8/28
Yesterday (8/28) was the 17th anniversary of my first cancer diagnosis I was nineteen and had lost my younger sister only three years prior to her own cancer.
It was August 28th, which brought me such solace. Good Christian girls have life verses and mine was Romans 8:28– we know that all things work for God for those who love God and have been called according to God’s purpose….
I felt so lucky to have journeyed alongside Ellen, to have witnessed what true Joy and Goodness look like. Her courage, faith, and humor overpowered death on the daily. She cried and wailed a lot, too. Same. When it was my turn, when they hooked me up to infusions and removed my tumors and irradiated my tissues, I prayed to her—Saint Ellen.
God had abandoned me, but my sister hadn’t.
It makes people very itchy when I talk about God and Goodness and Love and all of it. I wish I could make my faith fit into whatever pages and places bring them comfort. When I say God I mean Love. When I say Good I mean all of it. I mean cancer and sex and scar tissue and assault and death and life and bombs and the sound of ripe apples thumping on the ground just outside the living room windows.
It takes work to make something become Good, that’s what I call Goodhardgood. The ability for Hard (hell) to become Good is directly dependent on our willingness to be wrong about God and the pages and places we claim S/He dwells.
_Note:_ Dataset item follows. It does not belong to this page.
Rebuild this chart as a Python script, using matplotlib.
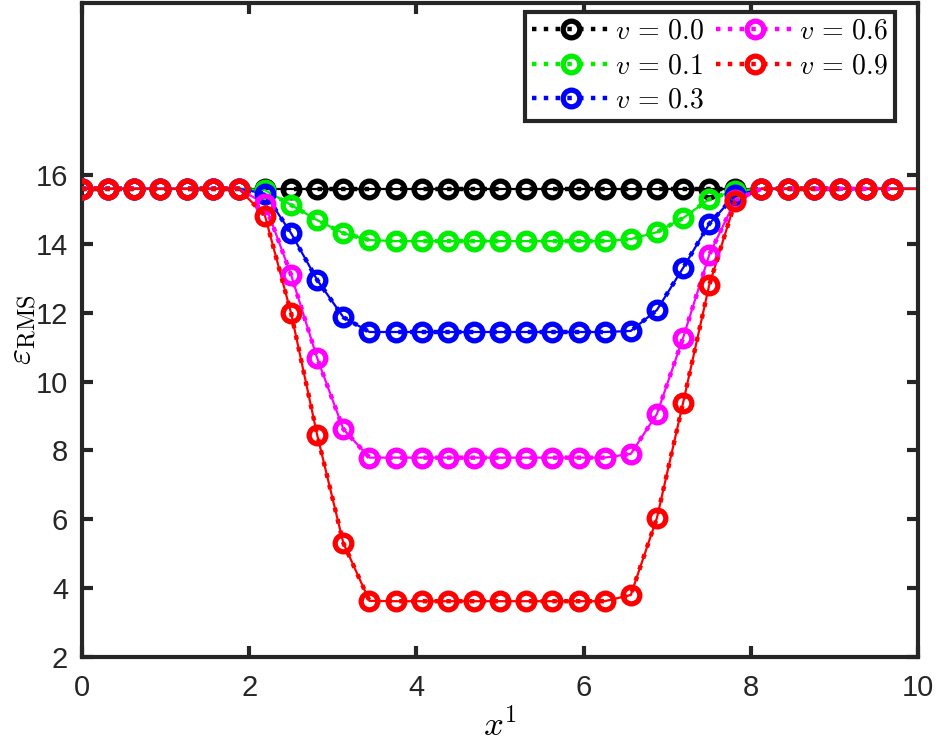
import numpy as np
import matplotlib.pyplot as plt

plt.rcParams['font.family'] = ['Liberation Sans', 'DejaVu Sans']
plt.rcParams['mathtext.fontset'] = 'cm'

# grid points (periodic, 32 cells on [0, 10))
x = np.arange(32) * 10 / 32
base = 15.6

labels = [r"$v\,=\,0.0$", r"$v\,=\,0.1$", r"$v\,=\,0.3$", r"$v\,=\,0.6$", r"$v\,=\,0.9$"]
colors = ["black", "#00ee00", "blue", "magenta", "red"]

# values, indices 0..31
eps_00 = [15.6] * 32
eps_01 = [15.6] * 7 + [15.56, 15.13, 14.69, 14.31, 14.11] + [14.08] * 9 + \
         [14.14, 14.34, 14.75, 15.30, 15.55] + [15.6] * 6
eps_03 = [15.6] * 7 + [15.46, 14.31, 12.95, 11.87, 11.44] + [11.44] * 9 + \
         [11.47, 12.08, 13.30, 14.58, 15.42] + [15.6] * 6
eps_06 = [15.6] * 7 + [15.16, 13.10, 10.68, 8.62, 7.79] + [7.79] * 9 + \
         [7.90, 9.06, 11.27, 13.68, 15.27] + [15.6] * 6
eps_09 = [15.6] * 7 + [14.82, 11.99, 8.45, 5.31, 3.63] + [3.62] * 9 + \
         [3.80, 6.04, 9.38, 12.80, 15.24] + [15.6] * 6

series = [eps_00, eps_01, eps_03, eps_06, eps_09]

fig = plt.figure(figsize=(9.37, 7.42), dpi=100)
ax = fig.add_axes([0.0875, 0.1146, 0.8925, 0.8815])

for y, c, lab in zip(series, colors, labels):
    y = np.array(y)
    # thin solid reference curve (periodic, closes at x = 10)
    ax.plot(np.append(x, 10), np.append(y, y[0]), '-', color=c, lw=1.6, zorder=2)
    ax.plot(x, y, ':', color=c, lw=3.2, marker='o', ms=12, mew=3.8,
            mfc='none', mec=c, label=lab, zorder=3)

ax.set_xlim(0, 10)
ax.set_ylim(2, 21)
ax.set_xticks([0, 2, 4, 6, 8, 10])
ax.set_yticks([2, 4, 6, 8, 10, 12, 14, 16])
ax.tick_params(direction='in', length=8, width=3, labelsize=21, color='#262626',
               labelcolor='#262626', top=True, right=True)
ax.tick_params(axis='x', pad=12)
ax.tick_params(axis='y', pad=10)
for s in ax.spines.values():
    s.set_linewidth(3)
    s.set_color('#262626')

ax.set_xlabel("$x^1$", fontsize=25, labelpad=5)
ax.set_ylabel(r"$\varepsilon_{\rm RMS}$", fontsize=25, labelpad=-2)

leg = ax.legend(ncol=2, loc='upper right', fontsize=20, handlelength=2.8,
                handletextpad=0.2, columnspacing=0.4, labelspacing=0.3,
                borderpad=0.25, borderaxespad=0, fancybox=False, framealpha=1,
                bbox_to_anchor=(0.9725, 0.986))
leg.get_frame().set_edgecolor('#262626')
leg.get_frame().set_linewidth(3)

fig.savefig("out.png", dpi=100)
I see God at the edges, just out beyond the property line, waiting for us to journey further out into the unknown. How expansive a faith do you desire? That is the one God will grant if you’re willing to be wrong about everything. It becomes Good when we make it Good, and that’s the hardest work there is.
It costs everything. But you will be grateful. And your gratitude will save you 100% of the time.
I have four kiddos now, each of them a genuine fertility miracle. None of them is dying of brain cancer
or lymphoma. I have a warm and fun man with a warm and fun body, I fall asleep in his arms almost every night. My nieces love my children, I reconciled with my dad after 20 years, and my siblings make me smile. I also have C-PTSD and hints of BPD, loads of scar tissue that can derail me on harder days, and a tendency to create more drama than I know what to do with. Good and Hard, like I said.
All things have worked for Good, I hate to tell you. Just yesterday I flipped God the bird, with both hands, because…well, take a look around. I could barely make out the silhouette, but I knew it was God, out there—just beyond the fence posts. Am I brave, desperate, and curious enough to follow out toward the setting sun? I believe I am! Will it make people itchy? I believe it will! Will I cry lots? Yep! Will I smile often? You bet. You wanna come?